Wet Laha (Laha Ung, /la33 ha21 ʔuŋ31/) of Lào Cai and Lai Châu
- Tà Mít Commune, Tân Uyên, Lai Châu, Vietnam (just north of the Black River) — known as the "Wet Laha". Edmondson's informant is from Bản Muot Village, Tà Mít Commune (Edmondson & Gregerson 1997). There are 8 Laha villages numbering no more than 1,000 people in Than Uyên District, Lai Châu, Vietnam.
- Pha Mu and Nặm Cần Communes, Tân Uyên, Lai Châu

Dry Laha (Laha Phlao) of Sơn La — around the Sông Đà and Nậm Mu Rivers
- Noong Lay and Nặm Ét Communes, Thuận Châu, Sơn La, Vietnam (just south of the Black River; in Bản Muot, etc.) — known as the "Dry Laha"
- Chiền Xòm, Liềp Tè, Noong Giông, and Nặm Ét in Sơn La
- Nặm Giôn, Chiền Xàng, Chiền Dong, Pi Toong, and Mường Bú of Mường La District, Sơn La Province.
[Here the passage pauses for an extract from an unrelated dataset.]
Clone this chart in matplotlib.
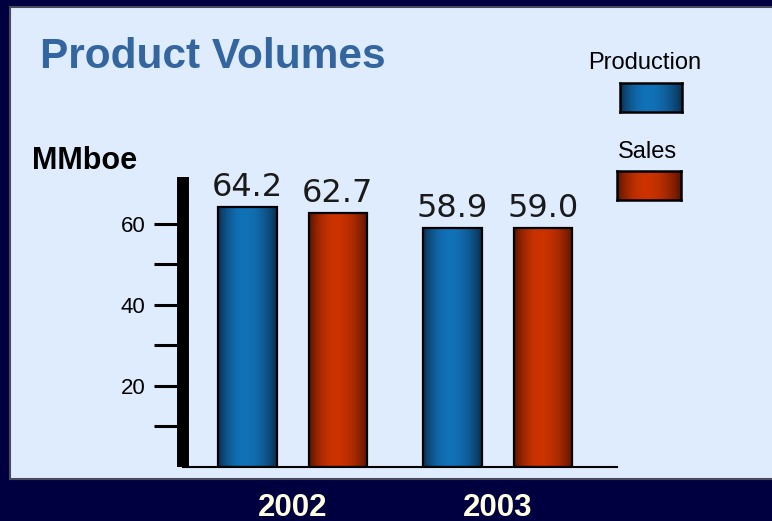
import numpy as np
import matplotlib
matplotlib.use("Agg")
import matplotlib.pyplot as plt
from matplotlib.patches import Rectangle
from matplotlib.transforms import blended_transform_factory

# ---- data ----
years = ["2002", "2003"]
series = ["Production", "Sales"]
production = [64.2, 58.9]
sales = [62.7, 59.0]
y_ticks_major = [20, 40, 60]
y_ticks_minor = [10, 30, 50]

# ---- styling ----
NAVY = "#000040"
PANEL = "#DFECFE"
TITLE_BLUE = "#33669E"
CREAM = "#FFFFE0"
BLUE_EDGE, BLUE_MID = "#0A2C4C", "#1172B8"
RED_EDGE, RED_MID = "#551300", "#CC3300"

W, H, DPI = 772, 521, 100
fig = plt.figure(figsize=(W / DPI, H / DPI), dpi=DPI, facecolor=NAVY)


def fx(px):
    return px / W


def fy(py):
    return 1 - py / H


def gradient(edge, mid, n=96, peak=0.45):
    e = np.array(matplotlib.colors.to_rgb(edge))
    m = np.array(matplotlib.colors.to_rgb(mid))
    t = np.linspace(0, 1, n)
    w = np.where(t < peak, t / peak, (1 - t) / (1 - peak))
    w = np.sin(w * np.pi / 2) ** 0.8
    return (e[None, :] + (m - e)[None, :] * w[:, None])[None, :, :]


# light panel behind the chart
fig.patches.append(Rectangle((fx(10), fy(479)), fx(800) - fx(10), fy(7) - fy(479),
                             transform=fig.transFigure, facecolor=PANEL,
                             edgecolor="#4A4A5A", linewidth=1.5, zorder=-5))

# title and unit label
fig.text(fx(40), fy(68), "Product Volumes", fontsize=30.5, fontweight="bold",
         color=TITLE_BLUE, family="Liberation Sans", va="baseline", ha="left")
fig.text(fx(32), fy(169), "MMboe", fontsize=22, fontweight="bold",
         color="black", family="Liberation Sans", va="baseline", ha="left")

# main axes
ax = fig.add_axes([fx(183), fy(467), fx(617) - fx(183), fy(177) - fy(467)])
ax.set_facecolor("none")

group_x = np.arange(len(years))
offset = 0.2207
bar_w = 0.285
ymax = 71.6

grads = [gradient(BLUE_EDGE, BLUE_MID), gradient(RED_EDGE, RED_MID)]
for k, vals in enumerate([production, sales]):
    xs = group_x + (-offset if k == 0 else offset)
    bars = ax.bar(xs, vals, width=bar_w, facecolor="none", edgecolor="black",
                  linewidth=1.6, zorder=3)
    for rect, v in zip(bars, vals):
        x0 = rect.get_x()
        im = ax.imshow(grads[k], extent=[x0, x0 + rect.get_width(), 0, v],
                       aspect="auto", interpolation="bilinear", zorder=2)
        im.set_clip_path(rect)
        ax.annotate(f"{v:.1f}", xy=(rect.get_x() + rect.get_width() / 2, v),
                    xytext=(0, 11), textcoords="offset pixels",
                    ha="center", va="baseline", fontsize=23,
                    family="DejaVu Sans", fontweight="normal", color="#1a1a1a")

ax.set_xlim(-0.535, 1.582)
ax.set_ylim(0, ymax)

for s in ["top", "right"]:
    ax.spines[s].set_visible(False)
ax.spines["left"].set_linewidth(8.6)
ax.spines["left"].set_capstyle("butt")
ax.spines["left"].set_color("black")
ax.spines["bottom"].set_linewidth(1.5)
ax.spines["bottom"].set_color("black")

ax.set_xticks([])
ax.set_yticks(y_ticks_major)
ax.set_yticks(y_ticks_minor, minor=True)
ax.set_yticklabels([str(t) for t in y_ticks_major])
ax.tick_params(axis="y", which="both", direction="out", length=21, width=2.2,
               color="black")
ax.tick_params(axis="y", which="major", pad=6, labelsize=16)
for lab in ax.get_yticklabels():
    lab.set_family("Liberation Sans")

# year labels under each group, on the dark band
trans = blended_transform_factory(ax.transData, fig.transFigure)
for gx, yr in zip(group_x, years):
    ax.text(gx, fy(515.5), yr, transform=trans, ha="center", va="baseline",
            fontsize=22.5, fontweight="bold", color=CREAM,
            family="Liberation Sans", clip_on=False)

# legend: label above a shaded swatch
legend_specs = [
    ("Production", 645, 69, (620, 83, 682, 112), grads[0]),
    ("Sales", 647, 158, (617, 171, 681, 200), grads[1]),
]
for name, tx, ty, (l, t, r, b), g in legend_specs:
    fig.text(fx(tx), fy(ty), name, fontsize=17, family="Liberation Sans",
             color="black", ha="center", va="baseline")
    sw = fig.add_axes([fx(l), fy(b), fx(r) - fx(l), fy(t) - fy(b)])
    sw.imshow(g, aspect="auto", interpolation="bilinear")
    sw.set_xticks([])
    sw.set_yticks([])
    for sp in sw.spines.values():
        sp.set_linewidth(1.8)
        sp.set_color("black")

fig.savefig("out.png", dpi=DPI, facecolor=NAVY)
Laha of Nà Tạy, Pi Toong commune is documented in Hsiu (2017).
- Thuận Châu, Mường La, Quỳnh Nhai districts of Sơn La Province
- Bản Bung and Phù Yên near Sơn La Province on the north bank of the Black River

==Phonology==

=== Consonants ===

Tà Mit Laha consonants
|  |  | Labial | Alveolar | Palato- alveolar | (Alveolo-) palatal | Velar | Glottal |
| Stop/ Affricate | voiceless | p | t | tʃ |  | k | ʔ |
| aspirated | pʰ | tʰ |  |  | kʰ |  |
| voiced | b | d |  |  |  |  |
| Fricative |  | f | s |  | ʑ | x | h |
| Nasal |  | m | n |  | ɲ | ŋ |  |
| Approximant |  | w | l |  |  |  |  |

Noong Lay Laha consonants
|  |  | Labial | Alveolar | Palato- alveolar | (Alveolo-) palatal | Velar | Glottal |
| Stop/ Affricate | voiceless | p | t | tʃ |  | k | ʔ |
| aspirated | pʰ | tʰ |  |  | kʰ |  |
| voiced | b | d | dʒ |  |  |  |
| Fricative |  |  | s |  | ʑ | x | h |
| Nasal |  | m | n |  | ɲ | ŋ |  |
| Approximant |  | w | l |  |  |  |  |

- In both dialects, //tʃ// can be heard as /[tɕ]/ when occurring before front vowels.

==== Final consonants ====
Both have the same final consonants, except //l// is only in the Noong Lay dialect.

Tà Mit final consonants
|  | Labial | Alveolar | Velar | Glottal |
|---|---|---|---|---|
| Stop | p | t | k | ʔ |
| Nasal | m | n | ŋ |  |

Noong Lay final consonants
|  | Labial | Alveolar | Velar | Glottal |
|---|---|---|---|---|
| Stop | p | t | k | ʔ |
| Nasal | m | n | ŋ |  |
| Approximant |  | l |  |  |

=== Vowels ===

|  | Front | Central | Back |  |
|---|---|---|---|---|
| Close | i |  | ɯ | u |
| Near-close | ɪ |  |  |  |
| Close-mid | e | ə | o |  |
| Open-mid | ɛ | ɐ | ɔ |  |
| Open |  | a |  |  |

- Vowel sounds //ɛ, a, ɔ// can occur long as //ɛː, aː, ɔː//.

Final vowels
|  | Front | Back |
|---|---|---|
| Close | i | u |

Both dialects have two vowels //i, u// in final position. They also may be heard as glide sounds /[j, w]/.